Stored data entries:
━━━━━━━━━━━━━━━━━━━━━━━━━━━━━━

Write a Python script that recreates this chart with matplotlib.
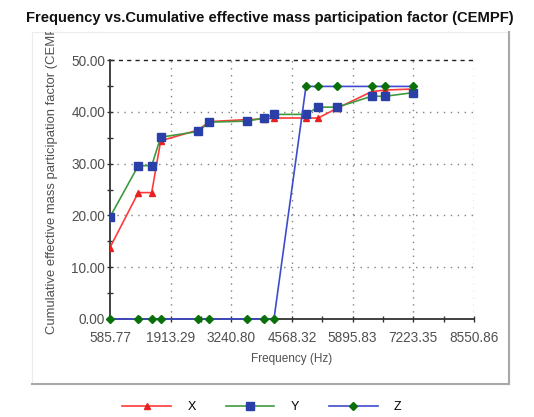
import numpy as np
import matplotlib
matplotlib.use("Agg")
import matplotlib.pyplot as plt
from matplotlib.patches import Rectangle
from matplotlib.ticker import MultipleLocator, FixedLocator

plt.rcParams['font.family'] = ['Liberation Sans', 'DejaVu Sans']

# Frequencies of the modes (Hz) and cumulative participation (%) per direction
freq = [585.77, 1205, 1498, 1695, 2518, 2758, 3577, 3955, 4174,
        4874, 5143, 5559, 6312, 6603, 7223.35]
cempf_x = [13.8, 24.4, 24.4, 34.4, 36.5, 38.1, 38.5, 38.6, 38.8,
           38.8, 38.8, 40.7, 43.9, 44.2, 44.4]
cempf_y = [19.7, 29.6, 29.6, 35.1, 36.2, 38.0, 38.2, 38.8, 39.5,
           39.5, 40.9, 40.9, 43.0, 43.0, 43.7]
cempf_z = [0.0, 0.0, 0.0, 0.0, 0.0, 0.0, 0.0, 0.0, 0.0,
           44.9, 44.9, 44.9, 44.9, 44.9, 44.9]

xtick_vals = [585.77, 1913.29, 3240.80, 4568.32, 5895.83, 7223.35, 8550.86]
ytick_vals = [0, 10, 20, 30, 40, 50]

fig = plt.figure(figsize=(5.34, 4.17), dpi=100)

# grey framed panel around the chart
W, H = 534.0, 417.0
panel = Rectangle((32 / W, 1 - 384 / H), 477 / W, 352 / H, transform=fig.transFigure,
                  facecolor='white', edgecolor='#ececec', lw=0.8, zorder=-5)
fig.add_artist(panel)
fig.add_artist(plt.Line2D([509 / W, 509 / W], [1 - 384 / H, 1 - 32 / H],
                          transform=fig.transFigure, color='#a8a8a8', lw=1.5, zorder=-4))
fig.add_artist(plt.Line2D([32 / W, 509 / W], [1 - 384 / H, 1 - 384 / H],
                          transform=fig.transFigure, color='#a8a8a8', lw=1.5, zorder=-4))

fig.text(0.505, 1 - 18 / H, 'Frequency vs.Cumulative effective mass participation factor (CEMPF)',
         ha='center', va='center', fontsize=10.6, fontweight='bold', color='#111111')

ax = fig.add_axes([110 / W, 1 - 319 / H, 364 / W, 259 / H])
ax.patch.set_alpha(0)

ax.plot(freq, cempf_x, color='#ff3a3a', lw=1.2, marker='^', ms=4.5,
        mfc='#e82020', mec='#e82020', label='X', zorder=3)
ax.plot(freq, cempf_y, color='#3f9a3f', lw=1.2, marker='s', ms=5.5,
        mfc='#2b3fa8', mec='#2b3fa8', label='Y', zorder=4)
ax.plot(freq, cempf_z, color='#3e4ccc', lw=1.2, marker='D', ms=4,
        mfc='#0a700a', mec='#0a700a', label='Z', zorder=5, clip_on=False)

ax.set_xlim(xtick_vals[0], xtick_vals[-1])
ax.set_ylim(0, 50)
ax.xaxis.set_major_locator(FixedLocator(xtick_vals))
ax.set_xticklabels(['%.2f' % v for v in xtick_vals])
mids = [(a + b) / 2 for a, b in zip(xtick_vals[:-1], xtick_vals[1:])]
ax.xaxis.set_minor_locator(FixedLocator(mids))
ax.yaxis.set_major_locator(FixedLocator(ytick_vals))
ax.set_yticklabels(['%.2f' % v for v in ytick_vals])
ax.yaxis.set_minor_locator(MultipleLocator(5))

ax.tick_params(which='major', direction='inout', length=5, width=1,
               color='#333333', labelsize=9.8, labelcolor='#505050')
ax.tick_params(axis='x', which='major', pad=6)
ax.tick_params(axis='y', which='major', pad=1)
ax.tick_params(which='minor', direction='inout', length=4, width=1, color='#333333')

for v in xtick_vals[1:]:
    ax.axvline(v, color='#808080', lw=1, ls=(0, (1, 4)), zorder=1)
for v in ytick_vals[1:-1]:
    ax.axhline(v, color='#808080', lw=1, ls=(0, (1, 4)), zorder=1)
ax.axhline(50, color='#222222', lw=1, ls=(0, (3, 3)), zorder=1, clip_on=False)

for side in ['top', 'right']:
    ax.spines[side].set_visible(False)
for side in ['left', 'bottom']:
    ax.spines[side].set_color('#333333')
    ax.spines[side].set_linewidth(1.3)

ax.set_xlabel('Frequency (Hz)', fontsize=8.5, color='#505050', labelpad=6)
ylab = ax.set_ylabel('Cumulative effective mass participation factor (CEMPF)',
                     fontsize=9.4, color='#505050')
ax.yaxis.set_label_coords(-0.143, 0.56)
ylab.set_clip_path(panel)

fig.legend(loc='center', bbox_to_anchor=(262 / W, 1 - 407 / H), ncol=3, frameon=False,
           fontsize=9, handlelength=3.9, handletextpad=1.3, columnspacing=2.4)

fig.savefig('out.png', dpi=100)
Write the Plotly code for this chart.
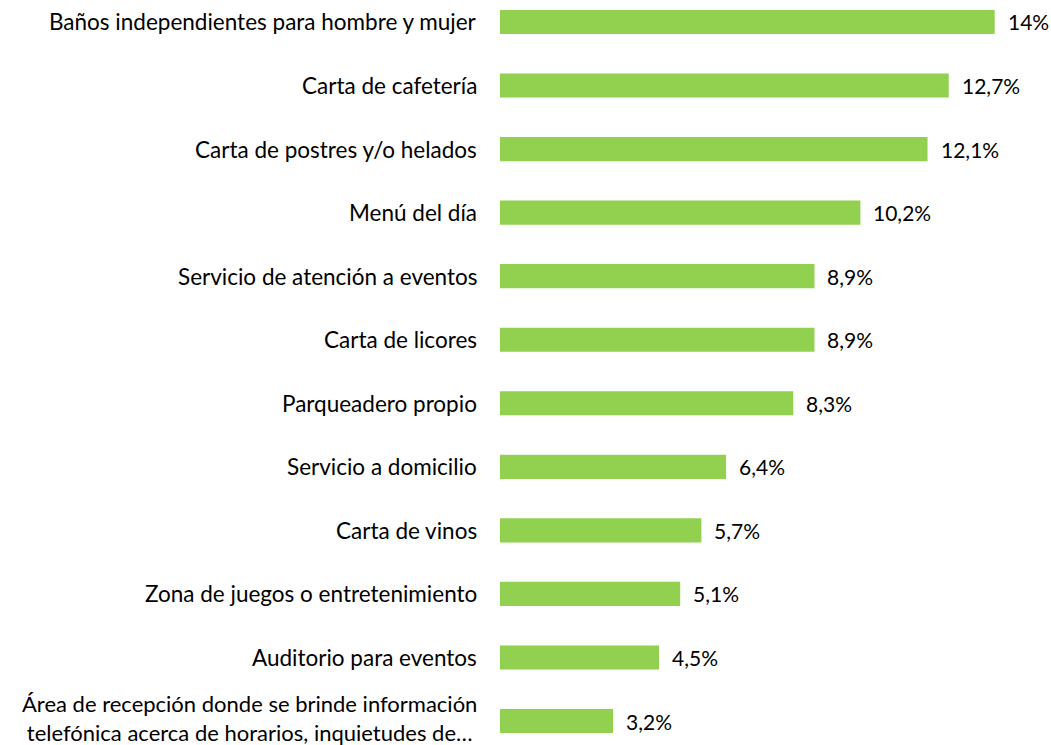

━━━━━━━━━━━━━━━━━━━━━━━━━━━━━━

What is being asked:
Every line from the top of the material above through the line with "fig = plt.figure(figsize=(5.34, 4.17), dpi=100)" should be duplicated exactly, please; leave out the pictures.

The result:
Write a Python script that recreates this chart with matplotlib.
import numpy as np
import matplotlib
matplotlib.use("Agg")
import matplotlib.pyplot as plt
from matplotlib.patches import Rectangle
from matplotlib.ticker import MultipleLocator, FixedLocator

plt.rcParams['font.family'] = ['Liberation Sans', 'DejaVu Sans']

# Frequencies of the modes (Hz) and cumulative participation (%) per direction
freq = [585.77, 1205, 1498, 1695, 2518, 2758, 3577, 3955, 4174,
        4874, 5143, 5559, 6312, 6603, 7223.35]
cempf_x = [13.8, 24.4, 24.4, 34.4, 36.5, 38.1, 38.5, 38.6, 38.8,
           38.8, 38.8, 40.7, 43.9, 44.2, 44.4]
cempf_y = [19.7, 29.6, 29.6, 35.1, 36.2, 38.0, 38.2, 38.8, 39.5,
           39.5, 40.9, 40.9, 43.0, 43.0, 43.7]
cempf_z = [0.0, 0.0, 0.0, 0.0, 0.0, 0.0, 0.0, 0.0, 0.0,
           44.9, 44.9, 44.9, 44.9, 44.9, 44.9]

xtick_vals = [585.77, 1913.29, 3240.80, 4568.32, 5895.83, 7223.35, 8550.86]
ytick_vals = [0, 10, 20, 30, 40, 50]

fig = plt.figure(figsize=(5.34, 4.17), dpi=100)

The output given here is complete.